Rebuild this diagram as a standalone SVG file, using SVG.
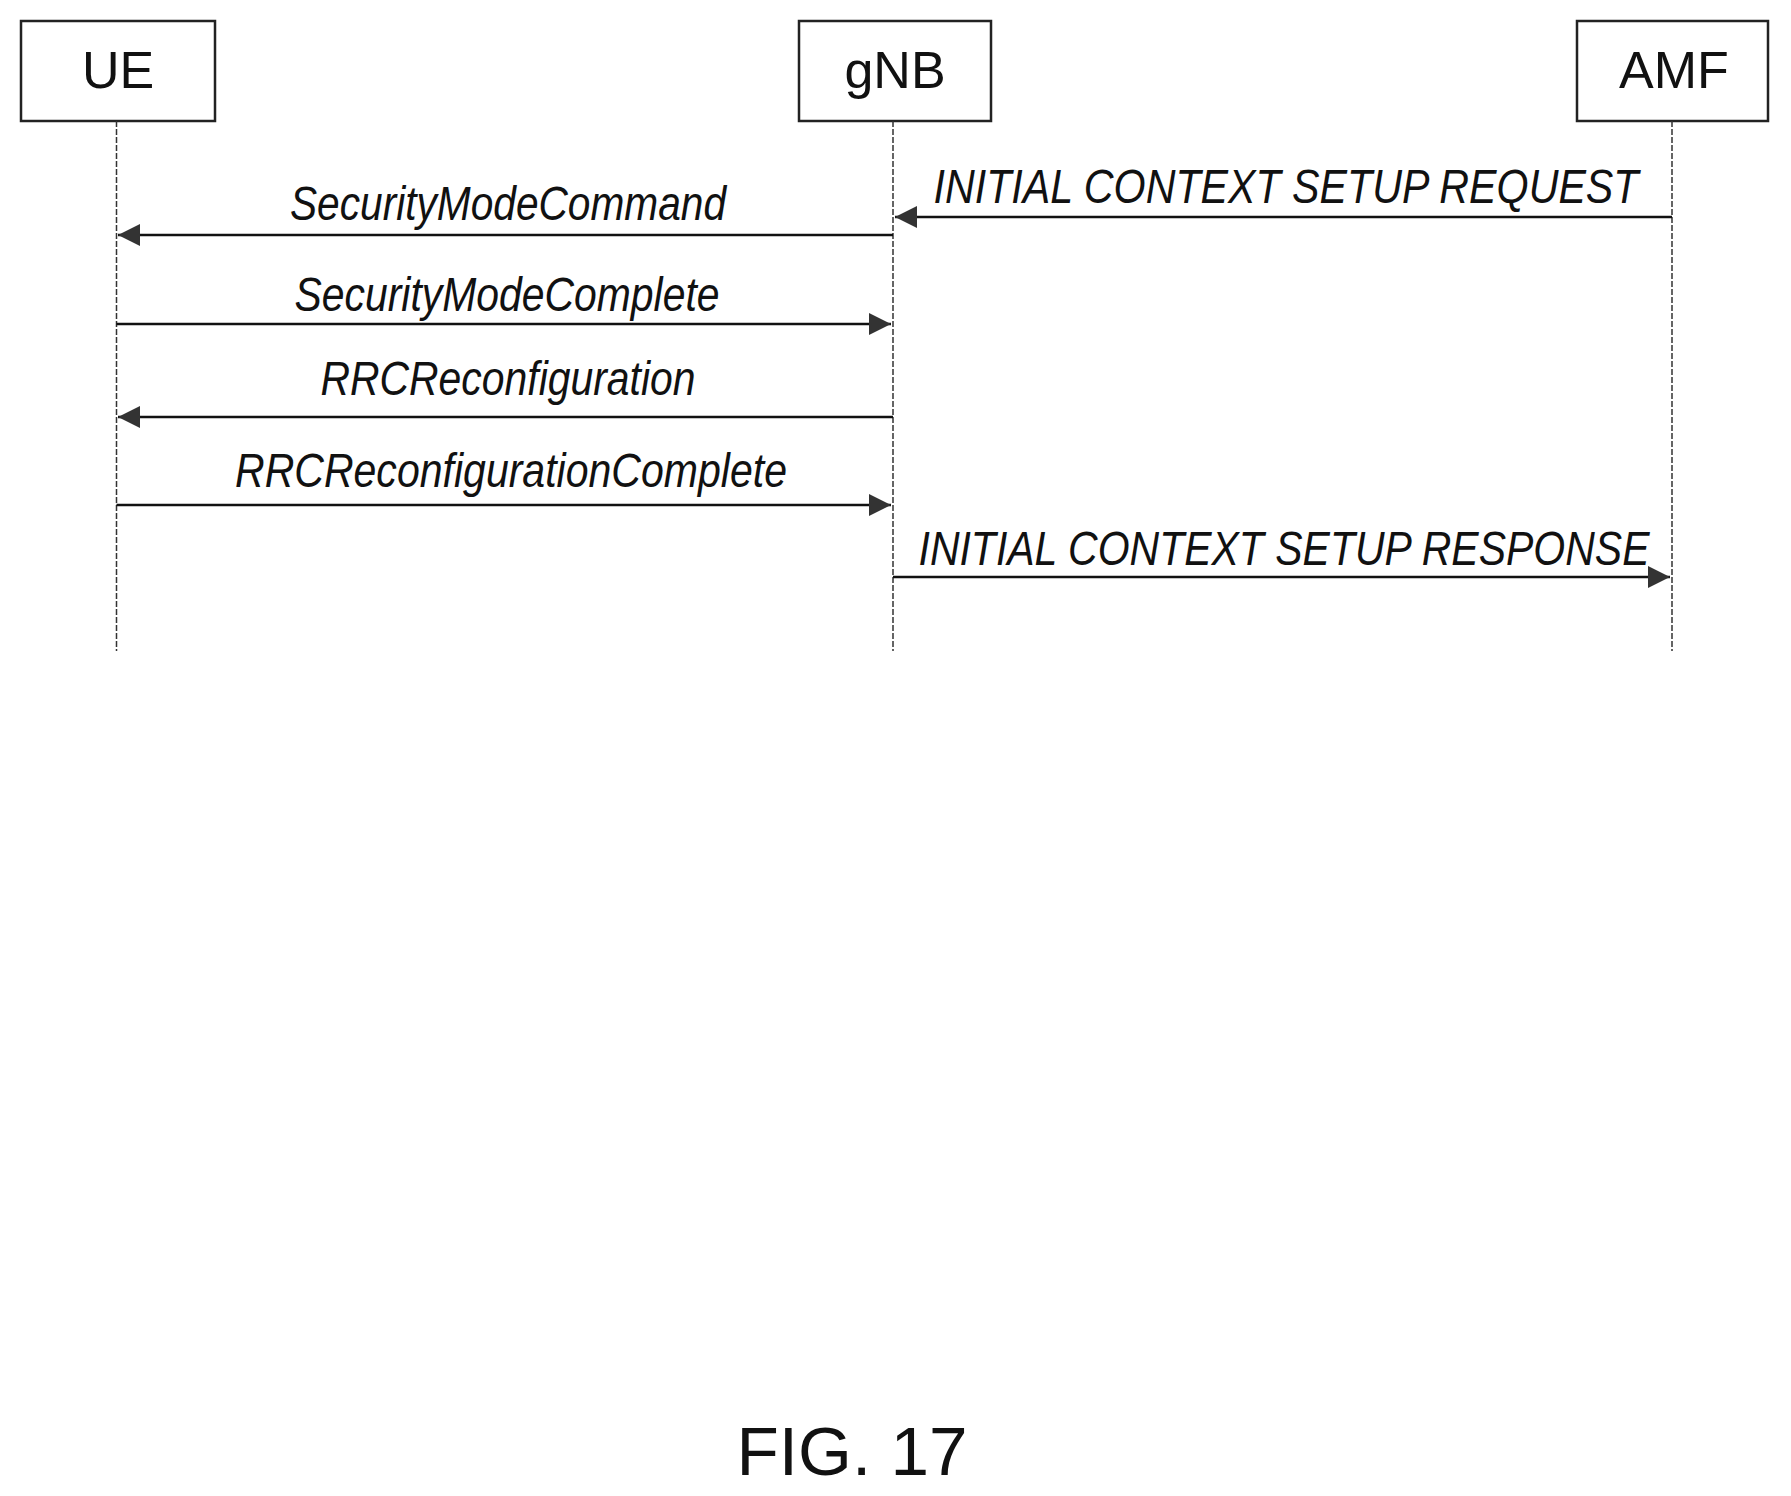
<svg xmlns="http://www.w3.org/2000/svg" width="1791" height="1496" viewBox="0 0 1791 1496">
<style>
.box{fill:#fff;stroke:#222;stroke-width:2.5}
.life{stroke:#333;stroke-width:1.5;stroke-dasharray:6 2}
.msg{stroke:#111;stroke-width:2.5;fill:none}
.t{font-family:"Liberation Sans",Arial,sans-serif;fill:#111}
.lbl{font-size:48px;font-style:italic;text-anchor:middle}
.node{font-size:52px;text-anchor:middle}
</style>
<defs>
<marker id="ah" viewBox="0 0 10 10" refX="10" refY="5" markerWidth="22" markerHeight="22" markerUnits="userSpaceOnUse" orient="auto">
<path d="M0,0 L10,5 L0,10 z" fill="#333"/>
</marker>
</defs>
<rect width="1791" height="1496" fill="#fff"/>
<g id="UE"><rect class="box" x="21" y="21" width="194" height="100"/><text class="t node" x="118" y="88">UE</text></g>
<g id="gNB"><rect class="box" x="799" y="21" width="192" height="100"/><text class="t node" x="895" y="88">gNB</text></g>
<g id="AMF"><rect class="box" x="1577" y="21" width="191" height="100"/><text class="t node" x="1674" y="88">AMF</text></g>
<g id="lifelines">
<line class="life" x1="116.5" y1="121" x2="116.5" y2="651"/>
<line class="life" x1="893" y1="121" x2="893" y2="651"/>
<line class="life" x1="1672" y1="121" x2="1672" y2="651"/>
</g>
<g id="connectors">
<line class="msg" x1="1672" y1="217" x2="895" y2="217" marker-end="url(#ah)"/>
<line class="msg" x1="893" y1="235" x2="118" y2="235" marker-end="url(#ah)"/>
<line class="msg" x1="116.5" y1="324" x2="891" y2="324" marker-end="url(#ah)"/>
<line class="msg" x1="893" y1="417" x2="118" y2="417" marker-end="url(#ah)"/>
<line class="msg" x1="116.5" y1="505" x2="891" y2="505" marker-end="url(#ah)"/>
<line class="msg" x1="893" y1="577" x2="1670" y2="577" marker-end="url(#ah)"/>
</g>
<g id="labels">
<text class="t lbl" x="1286" y="203" textLength="705" lengthAdjust="spacingAndGlyphs">INITIAL CONTEXT SETUP REQUEST</text>
<text class="t lbl" x="508" y="220" textLength="436" lengthAdjust="spacingAndGlyphs">SecurityModeCommand</text>
<text class="t lbl" x="507" y="311" textLength="425" lengthAdjust="spacingAndGlyphs">SecurityModeComplete</text>
<text class="t lbl" x="508" y="395" textLength="375" lengthAdjust="spacingAndGlyphs">RRCReconfiguration</text>
<text class="t lbl" x="511" y="487" textLength="552" lengthAdjust="spacingAndGlyphs">RRCReconfigurationComplete</text>
<text class="t lbl" x="1284" y="565" textLength="731" lengthAdjust="spacingAndGlyphs">INITIAL CONTEXT SETUP RESPONSE</text>
</g>
<text class="t" x="852" y="1475" font-size="68" text-anchor="middle" textLength="231" lengthAdjust="spacingAndGlyphs">FIG. 17</text>
</svg>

* **GIVEN INSTRUCTION**
Quote every line word for word and keep the images out of the copy.

* **TASK SOLUTION**
Rebuild this diagram as a standalone SVG file, using SVG.
<svg xmlns="http://www.w3.org/2000/svg" width="1791" height="1496" viewBox="0 0 1791 1496">
<style>
.box{fill:#fff;stroke:#222;stroke-width:2.5}
.life{stroke:#333;stroke-width:1.5;stroke-dasharray:6 2}
.msg{stroke:#111;stroke-width:2.5;fill:none}
.t{font-family:"Liberation Sans",Arial,sans-serif;fill:#111}
.lbl{font-size:48px;font-style:italic;text-anchor:middle}
.node{font-size:52px;text-anchor:middle}
</style>
<defs>
<marker id="ah" viewBox="0 0 10 10" refX="10" refY="5" markerWidth="22" markerHeight="22" markerUnits="userSpaceOnUse" orient="auto">
<path d="M0,0 L10,5 L0,10 z" fill="#333"/>
</marker>
</defs>
<rect width="1791" height="1496" fill="#fff"/>
<g id="UE"><rect class="box" x="21" y="21" width="194" height="100"/><text class="t node" x="118" y="88">UE</text></g>
<g id="gNB"><rect class="box" x="799" y="21" width="192" height="100"/><text class="t node" x="895" y="88">gNB</text></g>
<g id="AMF"><rect class="box" x="1577" y="21" width="191" height="100"/><text class="t node" x="1674" y="88">AMF</text></g>
<g id="lifelines">
<line class="life" x1="116.5" y1="121" x2="116.5" y2="651"/>
<line class="life" x1="893" y1="121" x2="893" y2="651"/>
<line class="life" x1="1672" y1="121" x2="1672" y2="651"/>
</g>
<g id="connectors">
<line class="msg" x1="1672" y1="217" x2="895" y2="217" marker-end="url(#ah)"/>
<line class="msg" x1="893" y1="235" x2="118" y2="235" marker-end="url(#ah)"/>
<line class="msg" x1="116.5" y1="324" x2="891" y2="324" marker-end="url(#ah)"/>
<line class="msg" x1="893" y1="417" x2="118" y2="417" marker-end="url(#ah)"/>
<line class="msg" x1="116.5" y1="505" x2="891" y2="505" marker-end="url(#ah)"/>
<line class="msg" x1="893" y1="577" x2="1670" y2="577" marker-end="url(#ah)"/>
</g>
<g id="labels">
<text class="t lbl" x="1286" y="203" textLength="705" lengthAdjust="spacingAndGlyphs">INITIAL CONTEXT SETUP REQUEST</text>
<text class="t lbl" x="508" y="220" textLength="436" lengthAdjust="spacingAndGlyphs">SecurityModeCommand</text>
<text class="t lbl" x="507" y="311" textLength="425" lengthAdjust="spacingAndGlyphs">SecurityModeComplete</text>
<text class="t lbl" x="508" y="395" textLength="375" lengthAdjust="spacingAndGlyphs">RRCReconfiguration</text>
<text class="t lbl" x="511" y="487" textLength="552" lengthAdjust="spacingAndGlyphs">RRCReconfigurationComplete</text>
<text class="t lbl" x="1284" y="565" textLength="731" lengthAdjust="spacingAndGlyphs">INITIAL CONTEXT SETUP RESPONSE</text>
</g>
<text class="t" x="852" y="1475" font-size="68" text-anchor="middle" textLength="231" lengthAdjust="spacingAndGlyphs">FIG. 17</text>
</svg>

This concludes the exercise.